Q: I arranged for my tax refund to be deposited into an individual retirement account. What will happen to my rebate?

A: Your rebate will also be deposited into your IRA. But don't panic. Taxpayers whose rebates were direct-deposited into an IRA, 529 college savings plan or other tax-favored account can withdraw that money without triggering taxes or penalties. The IRS is allowing these withdrawals because otherwise, some taxpayers could inadvertently exceed annual contribution limits to such accounts, Burke says.

You must make such a withdrawal by April 15, 2009, or Oct. 15, 2009, if you file for an extension.

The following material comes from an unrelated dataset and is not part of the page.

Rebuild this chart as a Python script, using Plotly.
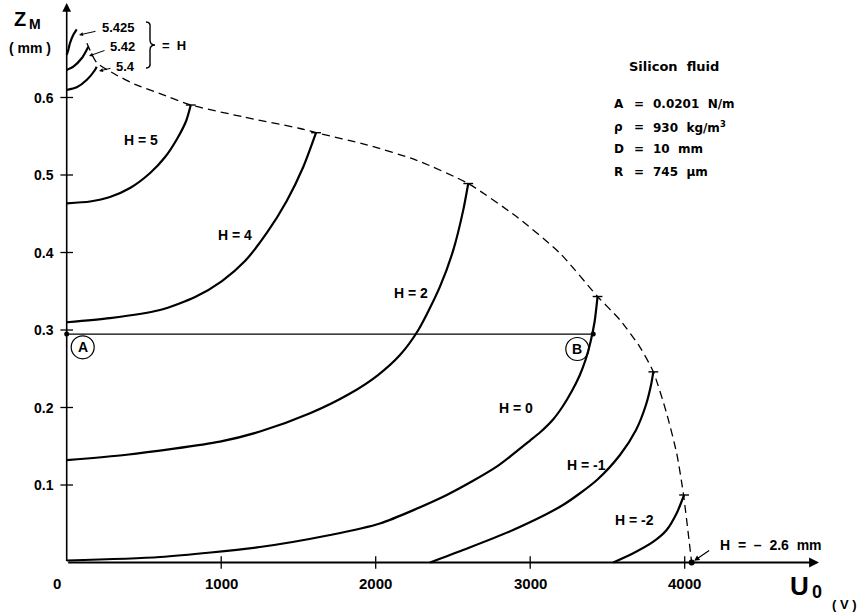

If you used the split-refund option, which lets you deposit your refund in up to three different accounts, you won't have to worry about retrieving your rebate. Taxpayers who used the split-refund option will receive rebates by mail.

Q: I received my rebate, but it's for less than I thought I would get. Why?

A: There are several factors that could shrink your rebate:

•Your rebate can't exceed your 2007 net tax liability. If your net tax liability was less than $600 — or $1,200 if you're married and filed jointly — your rebate will be reduced.

Taxpayers who used Form 1040 can calculate their net tax liability by adding Line 52 and Line 57. If you used 1040A, add Lines 35 and 32. On 1040EZ, your net tax liability is the amount shown on Line 10.

•You owe back taxes, child support or have defaulted on your federal student loans. The IRS will apply your rebate to those debts.

•Your children don't qualify. Parents are eligible for an additional $300 for each dependent child. But the payment is available only for dependent children who were age 16 or under on Dec. 31, 2007.